— Information supplied —
--*--

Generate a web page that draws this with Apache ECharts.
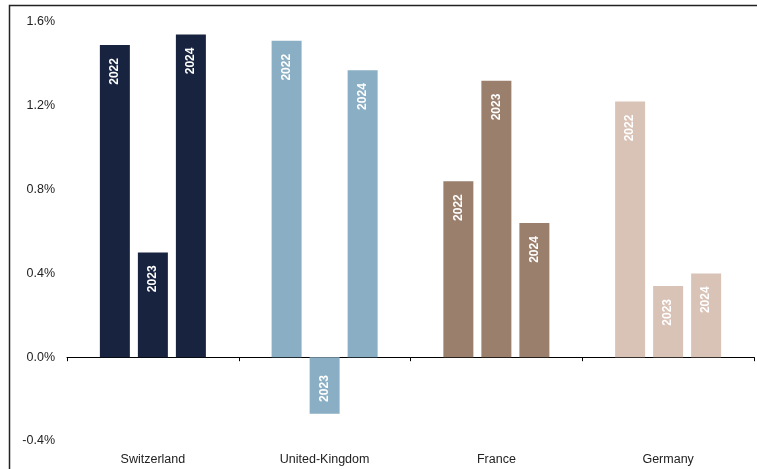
<!DOCTYPE html>
<html>
<head>
<meta charset="utf-8">
<script src="https://cdn.jsdelivr.net/npm/echarts@6/dist/echarts.min.js"></script>
<style>
  html, body { margin: 0; padding: 0; background: #ffffff; }
  #chart { width: 757px; height: 469px; }
</style>
</head>
<body>
<div id="chart"></div>
<script>
// Annual growth by country, one bar per year
const countries = ['Switzerland', 'United-Kingdom', 'France', 'Germany'];
const years = ['2022', '2023', '2024'];
const values2022 = [1.49, 1.51, 0.84, 1.22];
const values2023 = [0.50, -0.27, 1.32, 0.34];
const values2024 = [1.54, 1.37, 0.64, 0.40];
const yTicks = [-0.4, 0.0, 0.4, 0.8, 1.2, 1.6];

// Each country keeps its own colour across all three years
const countryColors = ['#18243f', '#8aafc4', '#9a7f6d', '#d9c2b6'];

const chart = echarts.init(document.getElementById('chart'), null, { renderer: 'canvas' });

function buildSeries(name, values, gapBefore) {
  return {
    name: name,
    type: 'bar',
    xAxisIndex: 0,
    barWidth: 30,
    barGap: '26.7%',
    data: values.map((v, i) => ({
      value: v,
      itemStyle: { color: countryColors[i] },
      label: {
        show: true,
        position: 'insideTop',
        distance: v < 0 ? 18 : 13,
        rotate: 90,
        align: 'right',
        verticalAlign: 'middle',
        formatter: name,
        color: '#ffffff',
        fontWeight: 'bold',
        fontSize: 12,
        fontFamily: 'Liberation Sans, Arial, sans-serif'
      }
    })),
    silent: true,
    animation: false
  };
}

chart.setOption({
  animation: false,
  grid: { left: 67, right: 3, top: 22, bottom: 28, containLabel: false },
  xAxis: [
    {
      type: 'category',
      data: countries,
      axisLine: { onZero: true, lineStyle: { color: '#000000', width: 1 } },
      axisTick: { show: true, length: 4, inside: false, lineStyle: { color: '#000000' } },
      axisLabel: { show: false },
      splitLine: { show: false }
    },
    {
      type: 'category',
      data: countries,
      position: 'bottom',
      axisLine: { show: false, onZero: false },
      axisTick: { show: false },
      axisLabel: {
        show: true,
        margin: 12,
        color: '#222222',
        fontSize: 12.5,
        fontFamily: 'Liberation Sans, Arial, sans-serif'
      },
      splitLine: { show: false }
    }
  ],
  yAxis: {
    type: 'value',
    min: yTicks[0],
    max: yTicks[yTicks.length - 1],
    interval: 0.4,
    axisLine: { show: false },
    axisTick: { show: false },
    splitLine: { show: false },
    axisLabel: {
      margin: 12,
      color: '#222222',
      fontSize: 12.5,
      fontFamily: 'Liberation Sans, Arial, sans-serif',
      formatter: v => v.toFixed(1) + '%'
    }
  },
  series: [
    buildSeries(years[0], values2022),
    buildSeries(years[1], values2023),
    buildSeries(years[2], values2024)
  ],
  graphic: [
    {
      type: 'polyline',
      shape: { points: [[9.5, 469], [9.5, 5.5], [757, 5.5]] },
      style: { stroke: '#222222', lineWidth: 1.5, fill: null },
      silent: true
    }
  ]
});
</script>
</body>
</html>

--*--

— What this task involves —
Leave out the pictures and restate, word for word, the lines from the top of the data through the line containing "['#18243f', '#8aafc4', '#9a7f6d', '#d9c2b6'];", both included.

— Correct answer —
Generate a web page that draws this with Apache ECharts.
<!DOCTYPE html>
<html>
<head>
<meta charset="utf-8">
<script src="https://cdn.jsdelivr.net/npm/echarts@6/dist/echarts.min.js"></script>
<style>
  html, body { margin: 0; padding: 0; background: #ffffff; }
  #chart { width: 757px; height: 469px; }
</style>
</head>
<body>
<div id="chart"></div>
<script>
// Annual growth by country, one bar per year
const countries = ['Switzerland', 'United-Kingdom', 'France', 'Germany'];
const years = ['2022', '2023', '2024'];
const values2022 = [1.49, 1.51, 0.84, 1.22];
const values2023 = [0.50, -0.27, 1.32, 0.34];
const values2024 = [1.54, 1.37, 0.64, 0.40];
const yTicks = [-0.4, 0.0, 0.4, 0.8, 1.2, 1.6];

// Each country keeps its own colour across all three years
const countryColors = ['#18243f', '#8aafc4', '#9a7f6d', '#d9c2b6'];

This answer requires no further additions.